Crap! When we bought the Trailhawk they didn't tell me about the Trackhawk.


----------



## BG1 (Feb 15, 2013)

Hopefully you’ll have better luck than I did with the Grand. Mine was a total money pit. I think I got a lemon. That’s where I heard the term Jeep stands for Just Empty Every Pocket. Or Junk Equipment Expensive Parts. I’m sure yours will be great though. 
I’ve also heard those Trackhawks actually retain their value well while the Hellcat Challenger and Charger plummets dramatically after purchase.


----------



## percheye (Jan 15, 2008)

Nice! I'm driving a 2017 Cherokee sport for work and it's been good. No issues in the first 20,000 miles. The 4 banger has enough guts to keep me with traffic up Parleys yet I can average 30 mpg on long highway trips. I also like that oil changes are only required every 7500 mi.


----------



## bowgy (Oct 10, 2007)

BG1 said:


> Hopefully you'll have better luck than I did with the Grand. Mine was a total money pit. I think I got a lemon. That's where I heard the term Jeep stands for Just Empty Every Pocket. Or Junk Equipment Expensive Parts. I'm sure yours will be great though.
> I've also heard those Trackhawks actually retain their value well while the Hellcat Challenger and Charger plummets dramatically after purchase.

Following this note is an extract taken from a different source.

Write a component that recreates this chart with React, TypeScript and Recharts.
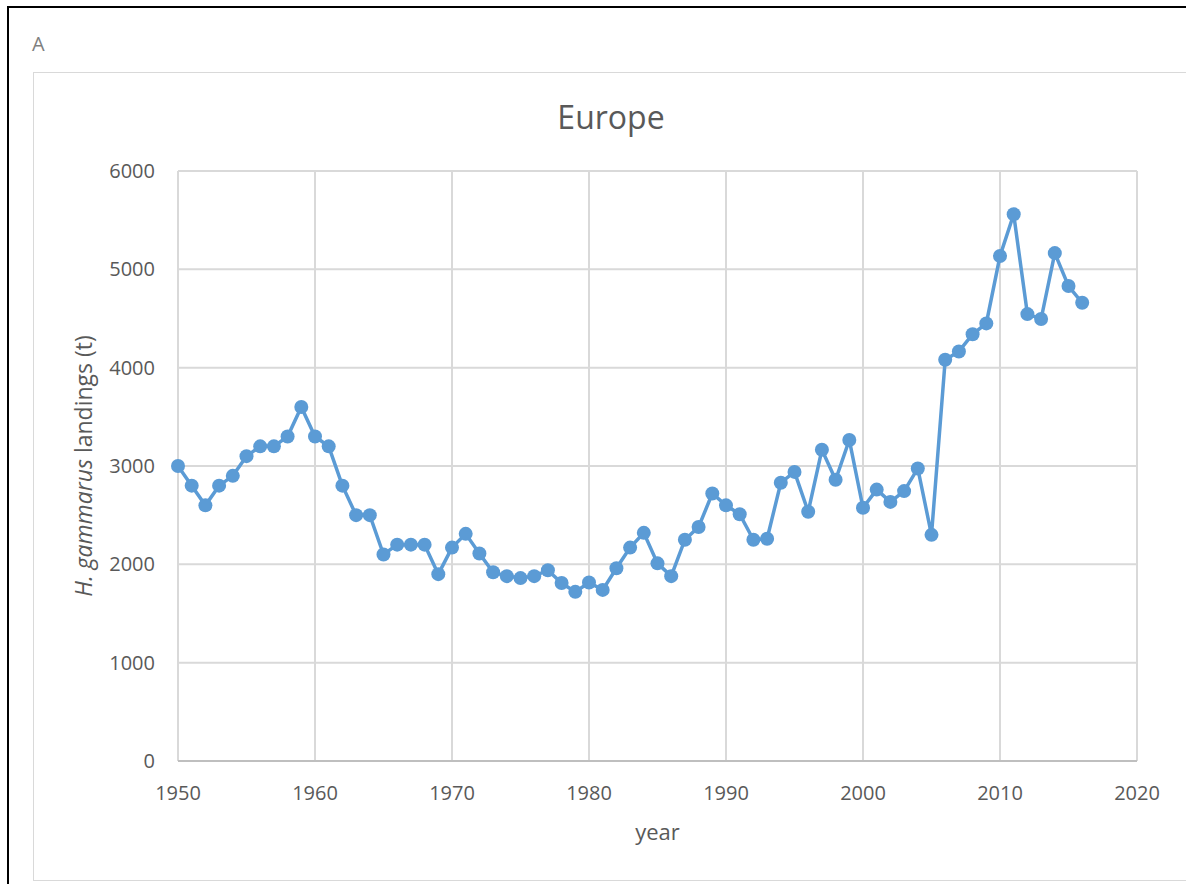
import { LineChart, Line, XAxis, YAxis, CartesianGrid, Label } from 'recharts';

const years = [
  1950, 1951, 1952, 1953, 1954, 1955, 1956, 1957, 1958, 1959,
  1960, 1961, 1962, 1963, 1964, 1965, 1966, 1967, 1968, 1969,
  1970, 1971, 1972, 1973, 1974, 1975, 1976, 1977, 1978, 1979,
  1980, 1981, 1982, 1983, 1984, 1985, 1986, 1987, 1988, 1989,
  1990, 1991, 1992, 1993, 1994, 1995, 1996, 1997, 1998, 1999,
  2000, 2001, 2002, 2003, 2004, 2005, 2006, 2007, 2008, 2009,
  2010, 2011, 2012, 2013, 2014, 2015, 2016,
];

const landings = [
  3000, 2800, 2600, 2800, 2900, 3100, 3200, 3200, 3300, 3600,
  3300, 3200, 2800, 2500, 2500, 2100, 2200, 2200, 2200, 1900,
  2170, 2310, 2110, 1920, 1880, 1860, 1880, 1940, 1810, 1720,
  1815, 1740, 1960, 2170, 2320, 2010, 1880, 2250, 2380, 2720,
  2600, 2510, 2250, 2260, 2830, 2940, 2535, 3165, 2860, 3265,
  2575, 2760, 2635, 2745, 2975, 2300, 4080, 4165, 4340, 4450,
  5135, 5560, 4545, 4495, 5165, 4830, 4660,
];

const xTicks = [1950, 1960, 1970, 1980, 1990, 2000, 2010, 2020];
const yTicks = [0, 1000, 2000, 3000, 4000, 5000, 6000];

const data = years.map((year, i) => ({ year, landings: landings[i] }));

const textColor = '#595959';
const font = '"Open Sans", sans-serif';

const YTitle = (props: any) => {
  const { viewBox } = props;
  const cx = 83;
  const cy = viewBox.y + viewBox.height / 2;
  return (
    <text
      x={cx}
      y={cy}
      transform={`rotate(-90 ${cx} ${cy})`}
      textAnchor="middle"
      dominantBaseline="central"
      fill={textColor}
      fontSize={23}
      fontFamily={font}
    >
      <tspan fontStyle="italic">H. gammarus</tspan>
      <tspan> landings (t)</tspan>
    </text>
  );
};

export default function App() {
  return (
    <div
      style={{
        position: 'absolute',
        left: 0,
        top: 0,
        width: 1186,
        height: 884,
        overflow: 'hidden',
        background: '#fff',
        fontFamily: font,
      }}
    >
      <div
        style={{
          position: 'absolute',
          left: 7,
          top: 6,
          width: 1300,
          height: 1000,
          border: '2px solid #000',
        }}
      />
      <div
        style={{
          position: 'absolute',
          left: 33,
          top: 72,
          width: 1300,
          height: 807,
          border: '1.5px solid #d9d9d9',
        }}
      />
      <div
        style={{
          position: 'absolute',
          left: 32,
          top: 30,
          fontSize: 20,
          lineHeight: '28px',
          color: '#7f7f7f',
        }}
      >
        A
      </div>
      <div
        style={{
          position: 'absolute',
          left: 0,
          width: 1222,
          top: 95,
          textAlign: 'center',
          fontSize: 32,
          color: textColor,
          lineHeight: '44px',
        }}
      >
        Europe
      </div>
      <div style={{ position: 'absolute', left: 0, top: 0 }}>
        <LineChart
          width={1186}
          height={884}
          data={data}
          margin={{ top: 171, right: 49, left: 118, bottom: 93 }}
        >
          <CartesianGrid stroke="#d9d9d9" strokeWidth={2} />
          <XAxis
            dataKey="year"
            type="number"
            domain={[1950, 2020]}
            ticks={xTicks}
            height={30}
            axisLine={{ stroke: '#bfbfbf', strokeWidth: 2 }}
            tickLine={false}
            tickSize={6}
            tickMargin={19}
            tick={{ fill: textColor, fontSize: 20, fontFamily: font }}
            interval={0}
          >
            <Label
              value="year"
              position="bottom"
              offset={33}
              fill={textColor}
              fontSize={22}
              fontFamily={font}
            />
          </XAxis>
          <YAxis
            type="number"
            domain={[0, 6000]}
            ticks={yTicks}
            width={60}
            axisLine={false}
            tickLine={false}
            tickSize={6}
            tickMargin={17}
            tick={{ fill: textColor, fontSize: 20, fontFamily: font }}
            interval={0}
          >
            <Label content={YTitle} />
          </YAxis>
          <Line
            type="linear"
            dataKey="landings"
            stroke="#5b9bd5"
            strokeWidth={3.5}
            dot={{ r: 7, fill: '#5b9bd5', stroke: 'none' }}
            activeDot={false}
            isAnimationActive={false}
          />
        </LineChart>
      </div>
    </div>
  );
}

Well that sucks. What year was yours? When I tried them out in 2012 I didn't like them at all but a couple of years ago they changed the suspension and they are supposed to be a better ride. Also the Trail hawk has the independent rear suspension instead of the solid axle.


----------



## BG1 (Feb 15, 2013)

Oh mine was a 1994. I’m sure yours will be much better! Like I say I think I got a lemon.


----------